Monday, January 19, 2009

Search Advertising Runs into the Recession

By Jessica E. Vascellaro

On Thursday, the public will find out how online search advertising – the biggest chunk of the Internet ad market – weathered the rocky fourth quarter when Google reports its results for the period.

The signals from one study, set to be released Tuesday, aren’t pretty.

recessionU.S. search advertising spending fell 8% in the fourth quarter of 2008 from the same period in 2007, according to a new study from search advertising firm Efficient Frontier, which had been tracking mostly flat growth for 2008. The study — which covers an undisclosed portion the $750 million in annual spending the company manages globally — marks the first quarter of negative annual growth in the several years Efficient Frontier has been gathering such data, says James Beriker, president and CEO of the firm.

It’s difficult to predict exactly what the study might mean for earnings reports from Google and other tech giants that sell search advertising, like Yahoo and Microsoft. Google held its 76% market share from the third quarter, while Yahoo increased its market share during the quarter half a percentage point to 20%, Efficient Frontier found. Microsoft Live Search’s share dropped from 4.9 percent to 4.2 percent.

Analysts, who have been slashing their estimates, are still predicting that Google notched double-digit revenue growth in the fourth quarter. Industry research firm eMarketer recently projected that, despite the recession, U.S. search advertising will still grow 14.9% in 2009, down from a 2008 growth rate of 21.4%.

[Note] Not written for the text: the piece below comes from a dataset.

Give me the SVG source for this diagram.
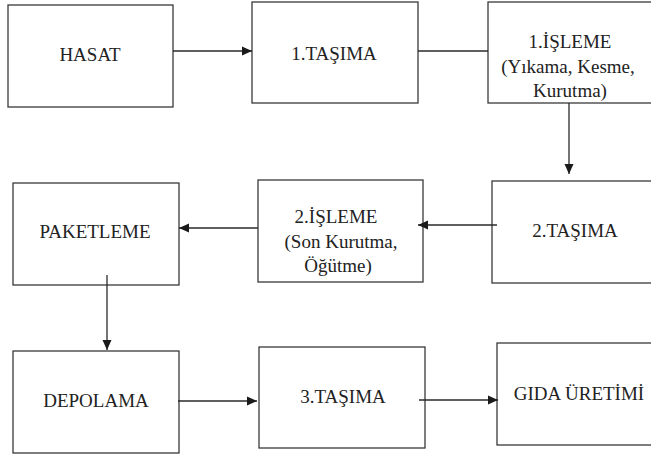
<svg xmlns="http://www.w3.org/2000/svg" width="651" height="454" viewBox="0 0 651 454">
<defs>
<style>
.box{fill:#fff;stroke:#3a3a3a;stroke-width:1.3}
.lbl{font-family:'Liberation Serif','Times New Roman',serif;font-size:19px;fill:#222;text-anchor:middle;font-weight:normal}
.con{stroke:#2a2a2a;stroke-width:1.3;fill:none}
</style>
<marker id="ah" markerUnits="userSpaceOnUse" markerWidth="10" markerHeight="10" refX="10" refY="5" orient="auto" viewBox="0 0 10 10">
<path d="M0,0.5 L10,5 L0,9.5 z" fill="#1a1a1a"/>
</marker>
</defs>
<rect width="651" height="454" fill="#fff"/>
<g font-family="Liberation Serif, serif">
<g id="hasat"><rect class="box" x="8" y="5" width="165" height="102"/><text class="lbl" x="90" y="61">HASAT</text></g>
<g id="tasima1"><rect class="box" x="252" y="2" width="166" height="101"/><text class="lbl" x="334" y="60">1.TAŞIMA</text></g>
<g id="isleme1"><rect class="box" x="488" y="2" width="166" height="101"/>
<text class="lbl" x="570" y="48">1.İŞLEME</text>
<text class="lbl" x="568" y="73">(Yıkama, Kesme,</text>
<text class="lbl" x="570" y="97">Kurutma)</text></g>
<g id="tasima2"><rect class="box" x="492" y="181" width="166" height="102"/><text class="lbl" x="575" y="237">2.TAŞIMA</text></g>
<g id="isleme2"><rect class="box" x="258" y="180" width="165" height="102"/>
<text class="lbl" x="336" y="223">2.İŞLEME</text>
<text class="lbl" x="341" y="248">(Son Kurutma,</text>
<text class="lbl" x="338" y="272">Öğütme)</text></g>
<g id="paketleme"><rect class="box" x="13" y="183" width="166" height="102"/><text class="lbl" x="95" y="238">PAKETLEME</text></g>
<g id="depolama"><rect class="box" x="13" y="351" width="166" height="102"/><text class="lbl" x="96" y="407">DEPOLAMA</text></g>
<g id="tasima3"><rect class="box" x="259" y="347" width="166" height="101"/><text class="lbl" x="343" y="403">3.TAŞIMA</text></g>
<g id="gida"><rect class="box" x="497" y="343" width="166" height="102"/><text class="lbl" x="579" y="400">GIDA ÜRETİMİ</text></g>
</g>
<g id="connectors">
<line class="con" x1="173" y1="51" x2="252" y2="51" marker-end="url(#ah)"/>
<line class="con" x1="418" y1="51" x2="488" y2="51"/>
<line class="con" x1="569" y1="103" x2="569" y2="174" marker-end="url(#ah)"/>
<line class="con" x1="497" y1="225" x2="418" y2="225" marker-end="url(#ah)"/>
<line class="con" x1="258" y1="228" x2="179" y2="228" marker-end="url(#ah)"/>
<line class="con" x1="107" y1="275" x2="107" y2="350" marker-end="url(#ah)"/>
<line class="con" x1="178" y1="401" x2="257" y2="401" marker-end="url(#ah)"/>
<line class="con" x1="419" y1="400" x2="498" y2="400" marker-end="url(#ah)"/>
</g>
</svg>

The Efficient Frontier study also found that retail marketers increased their spending 9% in the fourth quarter, compared to 2007, lending support to Google’s theory that some customers will respond to the recession by leaning more heavily on search advertising, widely considered one of the most cost-effective advertising methods.

Mr. Beriker says it is tough to predict whether next quarter will be better or worse but said there are some encouraging signs. He notes that many clients cut their budgets during the beginning of the fourth quarter after noticing fewer ads were converting to sales.

But he says spending started to pick up again towards the end of the quarter after clients adjusted their bidding strategies, modifying how much they were bidding for certain words and when. The last quarter “reconditioned the way advertisers think about the channel,” he says. “It could have been much worse.”

Some other highlights from the study:

Advertisers who spend less than $50,000 on search ads cut their spending by 23% year-over-year, while advertisers that spend more than $200,000 on search per month cut spending by 9% during that time. Purchases by advertisers who spend between $50,000 and $200,000 were relatively flat.

Finance and automotive advertising continued to deteriorate. Search-ad spending among financial advertisers fell 20% compared to the fourth quarter of 2007. Search spending from automotive advertisers declined 15% during that period.